This Week's Mystery Plant

Dr. John B. Nelson
Curator, USC Herbarium

One of the nicest things about our Riverbanks Botanical Garden is the assortment of wild habitats present around the formal gardens. These wild settings, which are perfect for field trips for our botany courses, are dominated by steep hardwood forests, but there are plenty of places where you can find plants more accustomed to open, rocky places. Like this one. (Speaking of Riverbanks, it turns out that an inventory project of their plant collections will begin this fall, through our herbarium. This is being made possible through a very generous grant provided to us by the Midlands Master Gardeners Association. For information on their many programs and activities, call 803-865-1216.)

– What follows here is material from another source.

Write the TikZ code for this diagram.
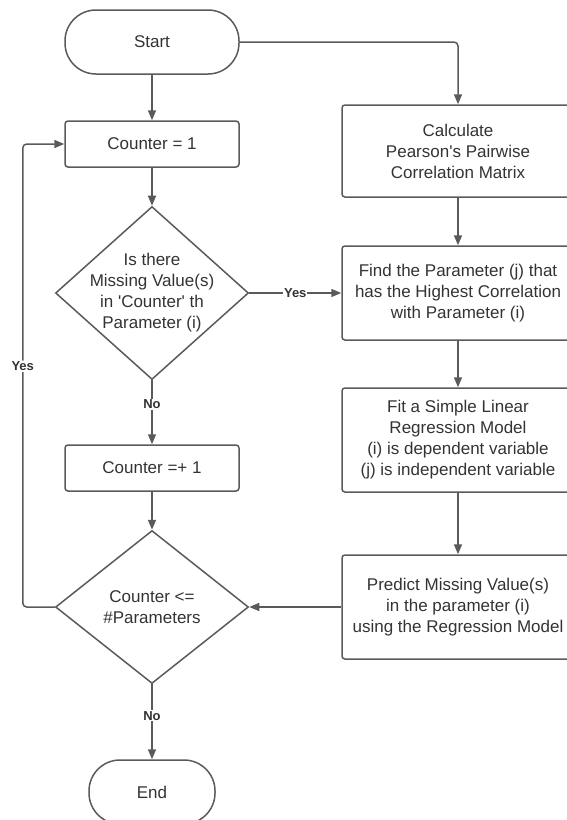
\documentclass[tikz,border=0pt]{standalone}
\usepackage{fontspec}
\setmainfont{Liberation Sans}
\usetikzlibrary{arrows.meta,calc,positioning,shapes.geometric}
\definecolor{linegray}{HTML}{5A5A5A}
\definecolor{textgray}{HTML}{333333}
\tikzset{
  term/.style={draw=linegray,rectangle,rounded corners=31pt,minimum width=174pt,minimum height=64pt,
    text=textgray,font=\fontsize{17}{21}\selectfont},
  procbox/.style={draw=linegray,rectangle,rounded corners=3pt,minimum width=174pt,minimum height=46pt,
    align=center,text=textgray,font=\fontsize{17}{21}\selectfont},
  wide/.style={procbox,minimum width=232pt},
  decide/.style={draw=linegray,diamond,inner sep=-25pt,align=center,
    text=textgray,font=\fontsize{17}{21}\selectfont},
  answer/.style={fill=white,inner sep=1pt,text=textgray,font=\fontsize{13}{15}\selectfont\bfseries}
}
\begin{document}
\begin{tikzpicture}[x=1pt,y=-1pt,>={Triangle[length=10pt,width=8pt]},line width=1.5pt,linegray]
  \useasboundingbox (0,0) rectangle (566,820);

  \node[term] (start) at (152,42) {Start};
  \node[procbox] (cnt1) at (152,144) {Counter = 1};
  \node[decide,minimum width=193pt,minimum height=173pt] (ismiss) at (152,293)
    {Is there\\Missing Value(s)\\in \textquotesingle Counter\textquotesingle{} th\\Parameter (i)};
  \node[procbox] (cnt2) at (152,468) {Counter =+ 1};
  \node[decide,minimum width=193pt,minimum height=153pt] (isle) at (152,607)
    {Counter <=\\\#Parameters};
  \node[term,minimum width=126pt] (finish) at (152,792) {End};

  \node[wide,minimum height=92pt] (calc) at (458,151)
    {Calculate\\Pearson\textquotesingle s Pairwise\\Correlation Matrix};
  \node[wide,minimum height=94pt] (find) at (458,293)
    {Find the Parameter (j) that\\has the Highest Correlation\\with Parameter (i)};
  \node[wide,minimum height=104pt] (fit) at (458,440)
    {Fit a Simple Linear\\Regression Model\\(i) is dependent variable\\(j) is independent variable};
  \node[wide,minimum height=104pt] (pred) at (458,607)
    {Predict Missing Value(s)\\in the parameter (i)\\using the Regression Model};

  \draw[->] (start) -- (cnt1);
  \draw[->,rounded corners=4pt] (start.east) -| (calc.north);
  \draw[->] (cnt1) -- (ismiss);
  \draw[->] (ismiss.east) -- node[answer]{Yes} (find.west);
  \draw[->] (ismiss.south) -- node[answer,pos=0.38]{No} (cnt2.north);
  \draw[->] (cnt2) -- (isle);
  \draw[->] (isle.south) -- node[answer,pos=0.42]{No} (finish.north);

  \draw[->] (calc) -- (find);
  \draw[->] (find) -- (fit);
  \draw[->] (fit) -- (pred);
  \draw[->] (pred.west) -- (isle.east);

  \draw[->,rounded corners=4pt] (isle.west) -- ++(-32,0) |- node[answer,pos=0.26]{Yes} (cnt1.west);
\end{tikzpicture}
\end{document}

Our Mystery Plant is a native member of the mint family, and it is somewhat woody, especially toward the base. Of course, the leaves are opposite, like everything in the mint family. Its foliage is characterized by a strong, musky sort of sweetness. (It's a very characteristic scent, and to me doesn't smell like anything else. Definitely not "mint".) The flowers are borne in a series of compact, rounded heads situated at the top of the flowering stem. At the base of each of these heads, there are a number of very conspicuous pinkish bracts, and these are heavily dotted with tiny yellow glands. The flowers themselves are showy and creamy yellow: the corolla is tubular, with a very dramatic upper lip, this arching over the lower lip. Inside the corolla tube will be two long stamens. The slender style, which is forked at its tip, can be found in there, too. All sorts of insects love the flowers…bees, butterflies, and wasps are frequent visitors.

This species is widespread in eastern North America, from the Atlantic coast well into the prairie states. In South Carolina, it may be expected in every county, but is most frequent in the coastal plain or sandhills, usually on sandy or rocky soil.